Plotting code records
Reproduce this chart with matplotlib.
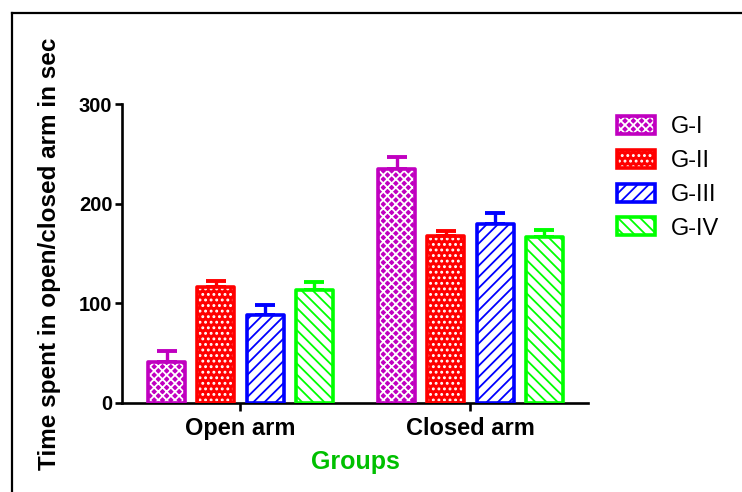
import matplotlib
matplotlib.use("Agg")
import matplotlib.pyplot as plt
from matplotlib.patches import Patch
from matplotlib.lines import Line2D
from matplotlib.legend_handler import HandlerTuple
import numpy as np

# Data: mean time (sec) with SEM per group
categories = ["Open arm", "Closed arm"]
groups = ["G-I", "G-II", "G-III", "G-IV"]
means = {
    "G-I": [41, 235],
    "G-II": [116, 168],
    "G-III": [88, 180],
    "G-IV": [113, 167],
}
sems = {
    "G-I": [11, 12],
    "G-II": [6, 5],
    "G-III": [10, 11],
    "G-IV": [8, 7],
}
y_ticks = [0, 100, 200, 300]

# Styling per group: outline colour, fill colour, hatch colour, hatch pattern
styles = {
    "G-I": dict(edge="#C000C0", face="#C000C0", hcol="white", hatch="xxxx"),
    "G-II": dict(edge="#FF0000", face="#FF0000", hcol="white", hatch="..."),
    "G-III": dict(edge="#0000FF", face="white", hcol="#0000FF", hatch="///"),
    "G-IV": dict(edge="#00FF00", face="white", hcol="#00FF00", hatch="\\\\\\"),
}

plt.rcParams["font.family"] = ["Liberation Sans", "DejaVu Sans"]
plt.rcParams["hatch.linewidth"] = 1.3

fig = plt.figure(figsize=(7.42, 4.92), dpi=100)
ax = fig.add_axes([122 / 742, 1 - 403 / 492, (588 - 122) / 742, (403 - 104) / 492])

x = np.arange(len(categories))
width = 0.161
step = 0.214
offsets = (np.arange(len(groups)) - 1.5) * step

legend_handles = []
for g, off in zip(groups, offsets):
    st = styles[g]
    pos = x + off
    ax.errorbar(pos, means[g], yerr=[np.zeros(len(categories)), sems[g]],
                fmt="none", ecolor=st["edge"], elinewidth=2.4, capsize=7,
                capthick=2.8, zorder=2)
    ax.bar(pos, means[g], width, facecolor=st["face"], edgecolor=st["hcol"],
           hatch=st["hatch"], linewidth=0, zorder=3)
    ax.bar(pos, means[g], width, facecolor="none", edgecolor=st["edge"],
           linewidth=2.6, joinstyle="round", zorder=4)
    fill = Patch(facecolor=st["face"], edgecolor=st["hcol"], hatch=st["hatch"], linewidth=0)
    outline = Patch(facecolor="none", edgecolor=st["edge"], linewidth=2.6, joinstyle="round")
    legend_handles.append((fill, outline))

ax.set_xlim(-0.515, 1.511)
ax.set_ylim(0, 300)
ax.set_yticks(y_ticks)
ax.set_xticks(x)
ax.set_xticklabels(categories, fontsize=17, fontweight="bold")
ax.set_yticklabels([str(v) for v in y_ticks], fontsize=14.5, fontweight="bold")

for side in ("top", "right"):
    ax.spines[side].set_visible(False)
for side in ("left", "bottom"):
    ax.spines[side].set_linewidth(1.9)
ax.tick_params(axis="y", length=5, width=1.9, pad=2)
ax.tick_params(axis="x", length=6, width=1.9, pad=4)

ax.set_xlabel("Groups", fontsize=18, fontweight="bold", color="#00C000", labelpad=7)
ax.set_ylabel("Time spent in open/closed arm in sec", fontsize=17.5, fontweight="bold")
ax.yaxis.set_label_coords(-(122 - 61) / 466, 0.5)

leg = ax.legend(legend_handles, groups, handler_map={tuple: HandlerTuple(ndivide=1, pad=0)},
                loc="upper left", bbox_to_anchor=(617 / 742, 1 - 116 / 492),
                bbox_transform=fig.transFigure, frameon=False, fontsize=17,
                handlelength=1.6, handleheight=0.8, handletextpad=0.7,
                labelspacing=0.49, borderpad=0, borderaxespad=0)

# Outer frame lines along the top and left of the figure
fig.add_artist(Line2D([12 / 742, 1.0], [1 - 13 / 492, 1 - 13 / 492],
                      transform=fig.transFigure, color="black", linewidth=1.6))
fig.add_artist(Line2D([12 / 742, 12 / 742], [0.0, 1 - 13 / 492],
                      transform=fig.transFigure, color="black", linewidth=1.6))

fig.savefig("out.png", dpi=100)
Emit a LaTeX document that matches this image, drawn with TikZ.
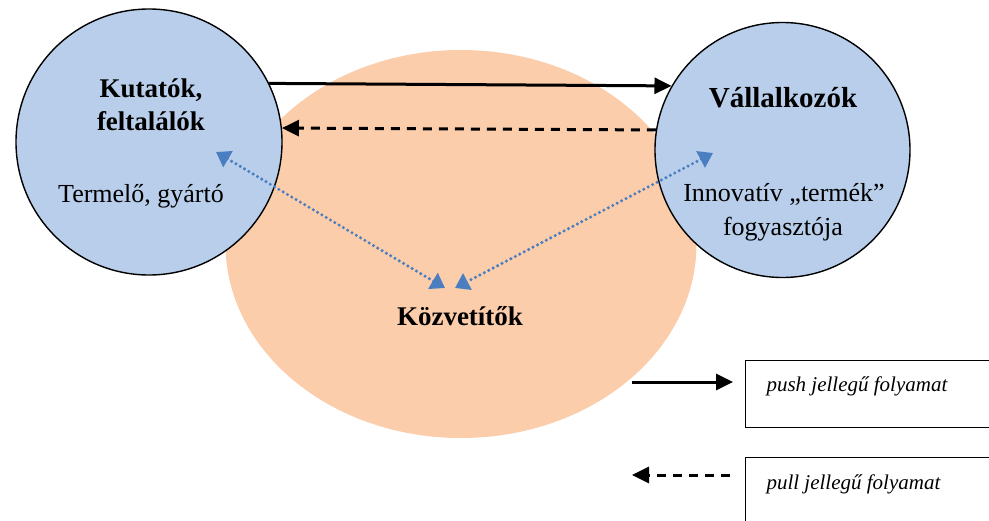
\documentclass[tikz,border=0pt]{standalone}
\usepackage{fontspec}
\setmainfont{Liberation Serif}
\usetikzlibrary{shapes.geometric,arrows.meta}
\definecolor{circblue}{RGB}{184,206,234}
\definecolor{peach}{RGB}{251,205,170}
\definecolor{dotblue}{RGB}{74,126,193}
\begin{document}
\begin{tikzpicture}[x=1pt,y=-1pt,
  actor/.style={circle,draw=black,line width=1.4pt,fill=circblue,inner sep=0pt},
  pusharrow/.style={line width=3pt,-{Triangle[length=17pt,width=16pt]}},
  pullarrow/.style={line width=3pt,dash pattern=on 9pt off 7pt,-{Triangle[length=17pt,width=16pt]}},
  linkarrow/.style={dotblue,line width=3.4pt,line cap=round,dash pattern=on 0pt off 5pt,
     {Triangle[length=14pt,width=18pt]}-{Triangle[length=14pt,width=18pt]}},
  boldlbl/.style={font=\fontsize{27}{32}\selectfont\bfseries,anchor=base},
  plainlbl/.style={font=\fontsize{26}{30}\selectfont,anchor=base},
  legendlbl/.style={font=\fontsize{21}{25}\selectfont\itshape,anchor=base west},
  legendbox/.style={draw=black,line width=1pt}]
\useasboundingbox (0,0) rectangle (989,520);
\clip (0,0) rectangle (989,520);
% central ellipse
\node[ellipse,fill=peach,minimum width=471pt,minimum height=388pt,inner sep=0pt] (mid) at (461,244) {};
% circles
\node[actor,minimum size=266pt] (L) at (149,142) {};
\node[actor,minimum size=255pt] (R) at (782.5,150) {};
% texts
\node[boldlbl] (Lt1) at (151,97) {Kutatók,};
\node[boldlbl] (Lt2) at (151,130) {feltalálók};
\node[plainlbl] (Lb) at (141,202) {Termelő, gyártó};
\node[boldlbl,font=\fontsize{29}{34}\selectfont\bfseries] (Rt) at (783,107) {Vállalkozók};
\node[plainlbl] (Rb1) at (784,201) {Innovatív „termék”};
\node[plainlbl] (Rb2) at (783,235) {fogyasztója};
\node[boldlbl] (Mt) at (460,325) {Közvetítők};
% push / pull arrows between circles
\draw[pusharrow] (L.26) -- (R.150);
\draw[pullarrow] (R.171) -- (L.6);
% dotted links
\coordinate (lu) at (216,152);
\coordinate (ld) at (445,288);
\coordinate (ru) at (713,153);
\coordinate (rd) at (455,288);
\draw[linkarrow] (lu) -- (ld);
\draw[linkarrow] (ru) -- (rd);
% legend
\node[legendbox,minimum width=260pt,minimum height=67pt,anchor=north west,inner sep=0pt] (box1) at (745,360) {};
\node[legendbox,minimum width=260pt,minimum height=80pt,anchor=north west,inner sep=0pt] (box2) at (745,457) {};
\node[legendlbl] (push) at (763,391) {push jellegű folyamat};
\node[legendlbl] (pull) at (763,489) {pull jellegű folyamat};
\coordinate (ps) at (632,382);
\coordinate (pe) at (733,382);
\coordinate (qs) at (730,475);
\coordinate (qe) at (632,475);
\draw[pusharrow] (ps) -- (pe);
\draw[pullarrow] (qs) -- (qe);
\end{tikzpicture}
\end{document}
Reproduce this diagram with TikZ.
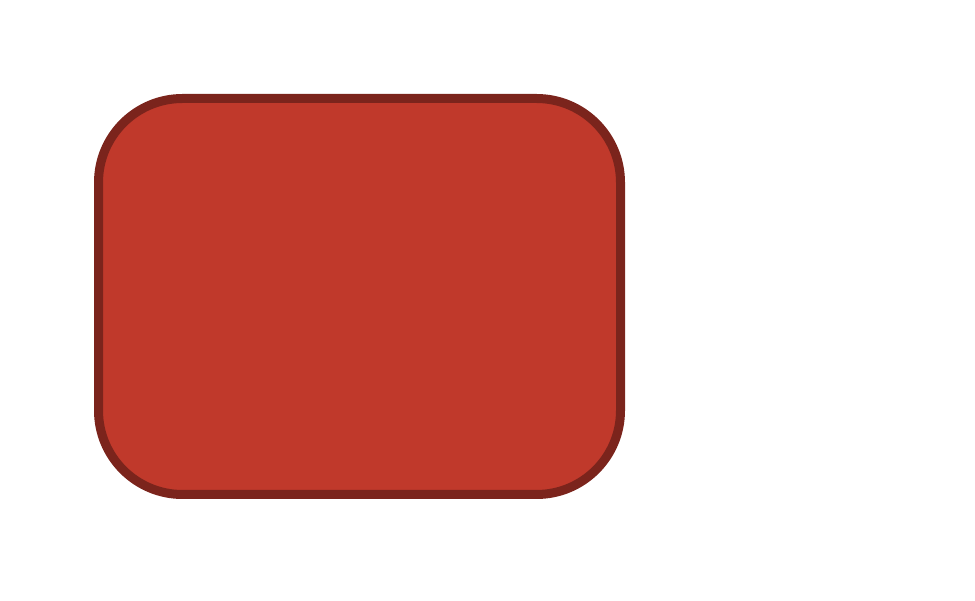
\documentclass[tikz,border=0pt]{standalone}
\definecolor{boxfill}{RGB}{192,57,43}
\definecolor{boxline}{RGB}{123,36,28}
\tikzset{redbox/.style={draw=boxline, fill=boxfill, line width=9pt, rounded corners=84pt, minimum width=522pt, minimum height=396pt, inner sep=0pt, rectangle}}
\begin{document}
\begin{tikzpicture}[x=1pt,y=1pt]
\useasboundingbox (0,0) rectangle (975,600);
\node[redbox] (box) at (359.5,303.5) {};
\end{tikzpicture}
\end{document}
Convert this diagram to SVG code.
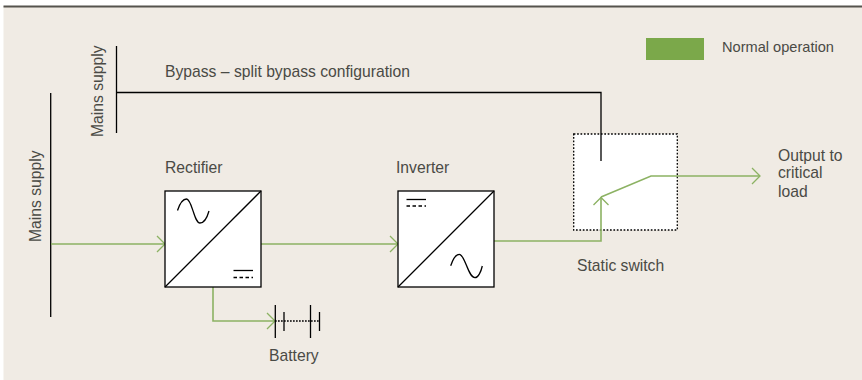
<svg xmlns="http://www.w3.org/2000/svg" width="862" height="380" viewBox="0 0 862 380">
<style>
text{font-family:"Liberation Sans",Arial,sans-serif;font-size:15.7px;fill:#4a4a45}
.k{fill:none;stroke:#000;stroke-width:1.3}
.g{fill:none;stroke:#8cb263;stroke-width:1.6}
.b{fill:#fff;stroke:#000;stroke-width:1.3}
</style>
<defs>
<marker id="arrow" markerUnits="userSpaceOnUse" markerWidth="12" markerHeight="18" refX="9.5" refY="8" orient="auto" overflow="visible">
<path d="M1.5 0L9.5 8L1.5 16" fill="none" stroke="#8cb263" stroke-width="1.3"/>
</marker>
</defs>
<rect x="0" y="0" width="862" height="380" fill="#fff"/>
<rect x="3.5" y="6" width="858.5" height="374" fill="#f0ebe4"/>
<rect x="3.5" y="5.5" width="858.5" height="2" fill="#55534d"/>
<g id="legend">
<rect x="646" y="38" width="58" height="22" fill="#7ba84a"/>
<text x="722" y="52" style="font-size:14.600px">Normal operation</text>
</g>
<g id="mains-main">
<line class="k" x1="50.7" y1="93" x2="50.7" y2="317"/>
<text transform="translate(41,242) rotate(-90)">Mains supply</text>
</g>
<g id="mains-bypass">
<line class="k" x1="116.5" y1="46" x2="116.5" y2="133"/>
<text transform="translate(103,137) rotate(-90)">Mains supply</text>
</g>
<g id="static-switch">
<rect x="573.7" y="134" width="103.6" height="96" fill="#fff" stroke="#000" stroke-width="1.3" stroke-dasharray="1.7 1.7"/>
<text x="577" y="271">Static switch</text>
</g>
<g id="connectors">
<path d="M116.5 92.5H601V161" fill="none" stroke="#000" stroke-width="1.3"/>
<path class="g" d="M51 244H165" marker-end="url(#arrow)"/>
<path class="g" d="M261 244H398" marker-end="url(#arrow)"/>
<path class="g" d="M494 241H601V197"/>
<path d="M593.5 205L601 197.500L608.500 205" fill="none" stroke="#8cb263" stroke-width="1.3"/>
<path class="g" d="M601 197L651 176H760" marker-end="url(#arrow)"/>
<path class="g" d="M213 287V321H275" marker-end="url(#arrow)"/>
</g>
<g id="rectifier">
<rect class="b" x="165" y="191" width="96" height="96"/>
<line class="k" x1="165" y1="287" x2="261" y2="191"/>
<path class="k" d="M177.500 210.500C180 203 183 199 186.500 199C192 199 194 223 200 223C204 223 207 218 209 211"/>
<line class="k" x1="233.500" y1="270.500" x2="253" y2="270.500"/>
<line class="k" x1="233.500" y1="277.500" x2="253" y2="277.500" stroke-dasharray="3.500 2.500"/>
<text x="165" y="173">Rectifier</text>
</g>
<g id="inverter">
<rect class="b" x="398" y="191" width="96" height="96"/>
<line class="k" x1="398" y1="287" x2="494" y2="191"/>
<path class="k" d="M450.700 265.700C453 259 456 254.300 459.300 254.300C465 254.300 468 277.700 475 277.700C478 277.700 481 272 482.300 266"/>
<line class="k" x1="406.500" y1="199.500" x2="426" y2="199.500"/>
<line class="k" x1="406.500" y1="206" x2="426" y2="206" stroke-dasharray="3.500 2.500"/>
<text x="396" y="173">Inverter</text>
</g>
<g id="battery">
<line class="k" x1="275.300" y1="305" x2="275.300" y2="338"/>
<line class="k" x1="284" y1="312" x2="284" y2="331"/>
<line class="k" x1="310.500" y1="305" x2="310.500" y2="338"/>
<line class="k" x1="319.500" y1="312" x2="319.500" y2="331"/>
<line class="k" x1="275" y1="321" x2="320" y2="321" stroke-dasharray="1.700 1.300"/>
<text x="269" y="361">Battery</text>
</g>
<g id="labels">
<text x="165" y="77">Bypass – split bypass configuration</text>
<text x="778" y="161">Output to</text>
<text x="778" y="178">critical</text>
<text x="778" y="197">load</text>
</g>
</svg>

DIRECTIONS
Write out each line of the listing above, exactly, from its first line to the line holding "import numpy as np", inclusive. Skip the pictures.

CORRECT RESULT
Reproduce this chart with matplotlib.
import matplotlib
matplotlib.use("Agg")
import matplotlib.pyplot as plt
from matplotlib.patches import Patch
from matplotlib.lines import Line2D
from matplotlib.legend_handler import HandlerTuple
import numpy as np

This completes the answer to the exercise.